Greenpeace cows invade Sainsbury's HQ to return rejected GM milk

Last edited 17 May 2004 at 8:00am
17 May, 2004

Greenpeace today won an agreement from Sainsbury's to meet with them to discuss how the supermarket giant can remove GM from their milk supply.

The agreement followed a two and a half-hour occupation of Sainsbury's HQ in Holborn by sixty activists including forty-five dressed as pantomime cows.

The cows, Greenpeace milkmen and a Jamie Oliver look-alike were returning 1,000 pints of milk from Sainsbury's customers.

The cows roamed around the 8 storey offices passing out CD-Roms with messages from customers demanding that the company stops supporting the GM industry. They also searched for Sainsbury's senior management, who have been ignoring Greenpeace's requests for a meeting to discuss removing GM from their supply chain for the past six months.

The cows successfully located the senior manager responsible for the decision and after discussions with campaigners she signed a letter agreeing to a meeting on June 1st between Greenpeace, senior Sainsbury's executives, Sainsbury's milk suppliers and other key players in the dairy industry.

"This is a great result", said Sarah North, Greenpeace GM campaigner, "Sainsbury's seem to have acknowledged that they can't keep ignoring their customers views on this issue We hope that this meeting will be the first step towards Sainsbury's changing their GM policy".

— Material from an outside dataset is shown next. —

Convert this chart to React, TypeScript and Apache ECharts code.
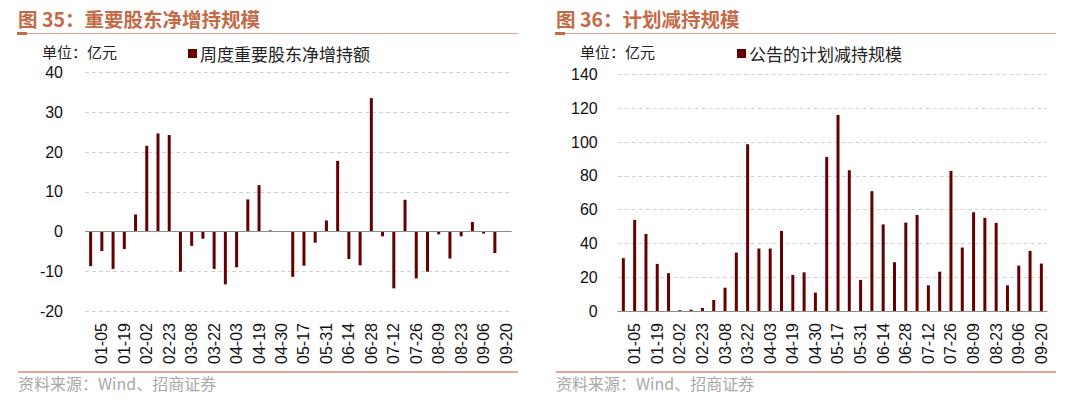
import React, { useEffect, useRef } from "react";
import * as echarts from "echarts";

const categories = [
  "12-29", "01-05", "01-12", "01-19", "01-26", "02-02", "02-09", "02-23", "03-01", "03-08",
  "03-15", "03-22", "03-29", "04-03", "04-12", "04-19", "04-26", "04-30", "05-10", "05-17",
  "05-24", "05-31", "06-07", "06-14", "06-21", "06-28", "07-05", "07-12", "07-19", "07-26",
  "08-02", "08-09", "08-16", "08-23", "08-30", "09-06", "09-13", "09-20",
];

const netIncrease = [
  -8.7, -4.9, -9.4, -4.4, 4.3, 21.6, 24.7, 24.3, -10.1, -3.6,
  -1.8, -9.4, -13.3, -9.0, 8.1, 11.7, 0.3, 0, -11.4, -8.6,
  -2.8, 2.8, 17.8, -6.9, -8.5, 33.6, -1.2, -14.3, 8.0, -11.8,
  -10.1, -0.7, -6.8, -1.2, 2.4, -0.5, -5.4, 0,
];

const plannedReduction = [
  31.3, 54.0, 45.6, 27.9, 22.4, 0.5, 0.8, 1.8, 6.5, 13.8,
  34.6, 98.8, 37.0, 37.0, 47.4, 21.4, 22.9, 10.9, 91.2, 116.2,
  83.4, 18.4, 71.0, 51.3, 28.9, 52.4, 56.9, 15.2, 23.3, 83.0,
  37.6, 58.5, 55.2, 52.2, 15.2, 26.9, 35.6, 28.1,
];

const leftTitle = "图 35：重要股东净增持规模";
const rightTitle = "图 36：计划减持规模";
const leftSeriesName = "周度重要股东净增持额";
const rightSeriesName = "公告的计划减持规模";
const unitText = "单位：亿元";
const sourceText = "资料来源：Wind、招商证券";

const FONT = "'Liberation Sans', Arial, 'Noto Sans CJK SC', sans-serif";
const BAR = "#650000";
const TITLE = "#C46A47";
const RULE = "#DDA58F";
const SRC_RULE = "#D98A70";

function makeXAxis(gridIndex: number) {
  return {
    type: "category",
    gridIndex,
    data: categories,
    boundaryGap: true,
    axisTick: { show: false },
    axisLine: gridIndex === 0 ? { show: false, onZero: false } : { show: true, onZero: false, lineStyle: { color: "#8c8c8c", width: 1.2 } },
    axisLabel: {
      rotate: 90,
      interval: (i: number) => i % 2 === 1,
      margin: 12,
      fontSize: 16,
      color: "#111",
      fontFamily: FONT,
    },
  };
}

function makeYAxis(gridIndex: number, min: number, max: number, interval: number, margin: number) {
  return {
    type: "value",
    gridIndex,
    min,
    max,
    interval,
    axisLine: { show: false },
    axisTick: { show: false },
    axisLabel: { fontSize: 16, color: "#111", margin, fontFamily: FONT },
    splitLine: { show: true, lineStyle: { color: "#d2d2d2", type: [4, 3], width: 1 } },
  };
}

export default function App() {
  const ref = useRef<HTMLDivElement>(null);
  useEffect(() => {
    if (!ref.current) return;
    const chart = echarts.init(ref.current, undefined, { renderer: "svg" });
    const panel = (x0: number, title: string, unitX: number) => [
      {
        type: "text",
        left: x0,
        top: 9,
        style: { text: title, fill: TITLE, font: `bold 19.5px 'Noto Sans CJK SC', sans-serif` },
      },
      {
        type: "line",
        shape: { x1: x0, y1: 33.5, x2: x0 + 500, y2: 33.5 },
        style: { stroke: RULE, lineWidth: 1 },
      },
      {
        type: "rect",
        shape: { x: x0 - 1, y: 32, width: 10, height: 3 },
        style: { fill: TITLE },
      },
      {
        type: "text",
        left: unitX,
        top: 44,
        style: { text: unitText, fill: "#222", font: `15px 'Noto Sans CJK SC', sans-serif` },
      },
      {
        type: "line",
        shape: { x1: x0, y1: 372, x2: x0 + 500, y2: 372 },
        style: { stroke: SRC_RULE, lineWidth: 1.5 },
      },
      {
        type: "text",
        left: x0,
        top: 375,
        style: { text: sourceText, fill: "#a8a8a8", font: `16px 'Noto Sans CJK SC', sans-serif` },
      },
    ];
    chart.setOption({
      animation: false,
      backgroundColor: "#fff",
      grid: [
        { left: 85, top: 72.7, width: 426.7, height: 238.3 },
        { left: 617.7, top: 74.7, width: 429.3, height: 236.3 },
      ],
      legend: [
        {
          data: [leftSeriesName],
          left: 183,
          top: 40,
          icon: "rect",
          itemWidth: 9,
          itemHeight: 9,
          textStyle: { fontSize: 17, color: "#222", fontFamily: "'Noto Sans CJK SC', sans-serif", padding: [0, 0, 0, -2] },
        },
        {
          data: [rightSeriesName],
          left: 732,
          top: 40,
          icon: "rect",
          itemWidth: 9,
          itemHeight: 9,
          textStyle: { fontSize: 17, color: "#222", fontFamily: "'Noto Sans CJK SC', sans-serif", padding: [0, 0, 0, -2] },
        },
      ],
      xAxis: [makeXAxis(0), makeXAxis(1)],
      yAxis: [makeYAxis(0, -20, 40, 10, 22), makeYAxis(1, 0, 140, 20, 20)],
      series: [
        {
          name: leftSeriesName,
          type: "bar",
          xAxisIndex: 0,
          yAxisIndex: 0,
          data: netIncrease,
          barWidth: 3,
          itemStyle: { color: BAR },
          markLine: {
            silent: true,
            symbol: "none",
            label: { show: false },
            lineStyle: { color: "#8c8c8c", type: "solid", width: 1.2 },
            data: [{ yAxis: 0 }],
          },
        },
        {
          name: rightSeriesName,
          type: "bar",
          xAxisIndex: 1,
          yAxisIndex: 1,
          data: plannedReduction,
          barWidth: 3,
          itemStyle: { color: BAR },
        },
      ],
      graphic: [...panel(18, leftTitle, 42), ...panel(556, rightTitle, 580)],
    });
    return () => chart.dispose();
  }, []);
  return (
    <div
      ref={ref}
      style={{ position: "fixed", left: 0, top: 0, width: 1080, height: 399, background: "#fff" }}
    />
  );
}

She continued, "The company says it leads the pack in producing quality foods, but it still supports the GM industry. Every year it sells millions of pints of own-brand milk that comes from cows fed on GM. Huge shipments of GM are coming into the country every month because retailers like Sainsbury's refuse to go completely GM-free".

She added: "Growing GM threatens the environment with irreversible contamination. Sainsbury's shouldn't be supporting this business. At the meeting we will demonstrate to them how they can go GM-free cheaply and easily".

The dumped milk was given to Greenpeace by Sainsbury's customers angry at the company's policy. On May 8th Greenpeace conducted milk exchanges outside 20 Sainsbury's stores where customers were given the chance to exchange GM milk for the organic alternative free of charge. Cities across the country have seen the Greenpeace herd protesting outside Sainsbury's under the banner: "THERE'S SOMETHING SCARY IN THE DAIRY."

A new report released by Greenpeace last week showed that milk producers could go GM-free at no cost to consumers or dairy farmers. The added cost of less than 1p per litre could be easily absorbed by retailers, whose huge mark-ups on dairy lines could comfortably accommodate the switch. Marks & Spencer has already ensured its milk is sourced from cows fed on a non-GM diet.